Aerion abruptly announced on May 21, 2021 that it will be shutting down due to inability to raise capital.[1]
Development
In 2003, Aerion commenced a search for a large aerospace partner, including Bombardier Aerospace and Dassault Aviation.[2]
The SBJ project was unveiled at the 2004 NBAA convention, backed by US billionaire Robert Bass, with introduction targeted at 2011 for a $1.2–1.4 billion development cost, anticipating a 250–300 aircraft civil market over 10 years.
Aerion then planned wind tunnel testing in the second half of 2005, before partnerships and detailed design.[3]Global Express lead designer John Holding joined Aerion in 2008 to lead advanced design.[2]
In March 2012, UK-based Indigo Lyon joined Swiss ExecuJet Aviation Group as sales agents outside North America.[7]
By October 2013, the company expected flight testing to begin in 2019, to reach market in 2021.[8]
Aerion believes that their design will find a market, despite the US ban on supersonic flight, whereas Gulfstream views the ban as prohibitive.[9]
In 2014, the design was updated as the Aerion AS2, with length and takeoff weight increased to accommodate customer requests.[10]
Design
The $80 million aircraft would transport 8–12 passengers up to Mach 1.6 and up to 4,000 nmi (7,400 km).
It would have a conventional aluminium fuselage and a composite supersonic natural laminar flow wing, with existing Pratt & Whitney JT8D-219 engine for a 40,800 kg (90,000 lb) gross-weight.[3]
When necessary, it could also cruise efficiently just below the speed of sound at Mach .95-.99.[11]
If produced, it would allow practical non-stop travel from Europe to North America and back within one business day.
The Aerion SBJ's key enabling technology, supersonic natural Laminar flow, has been conclusively demonstrated in transonic wind tunnel tests and in supersonic flight tests conducted in conjunction with NASA.
In the summer of 2010, an Aerion-designed calibration fixture was tested aboard a NASA F-15B.[12]
The experiments were intended to influence future laminar flow airfoil manufacturing standards for surface quality and assembly tolerances.[13][14][15][16]

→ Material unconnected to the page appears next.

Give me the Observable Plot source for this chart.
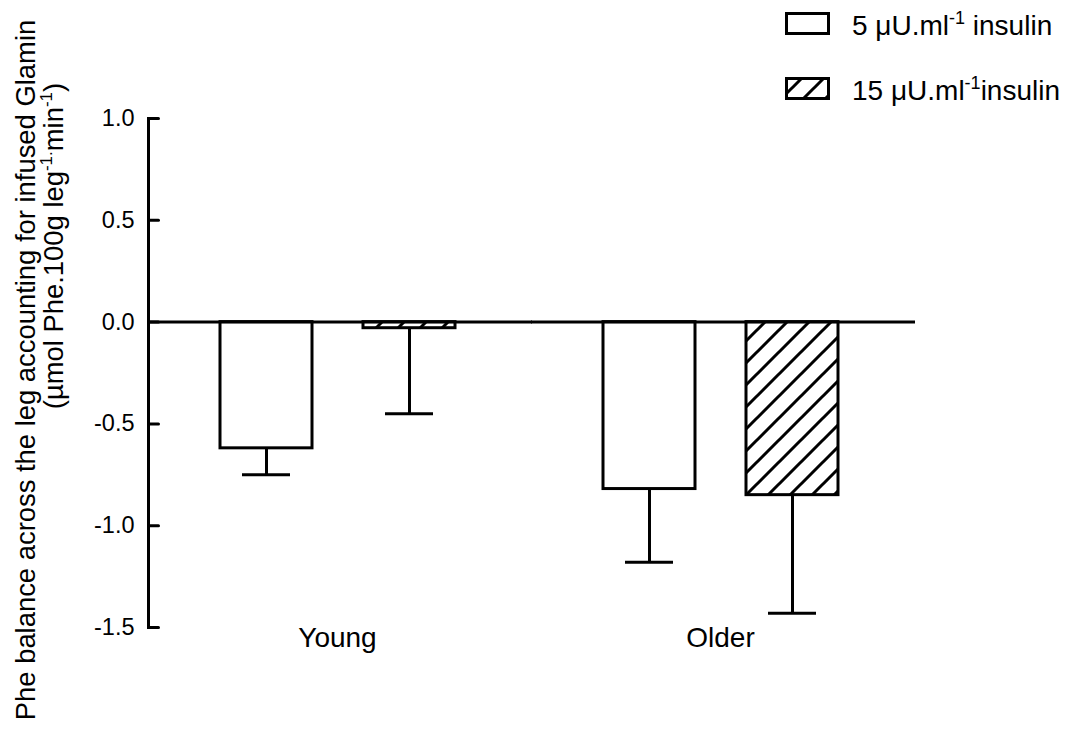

A second test surface was flown during the first half of 2013, its design guided by the 2010 test.[17]
The new test surface was designed to provide large extents of laminar flow and be shaped so boundary layer instabilities grow relatively slowly and smoothly. These characteristics should facilitate good boundary layer imaging of the roughness and step-height experiments performed in next phase.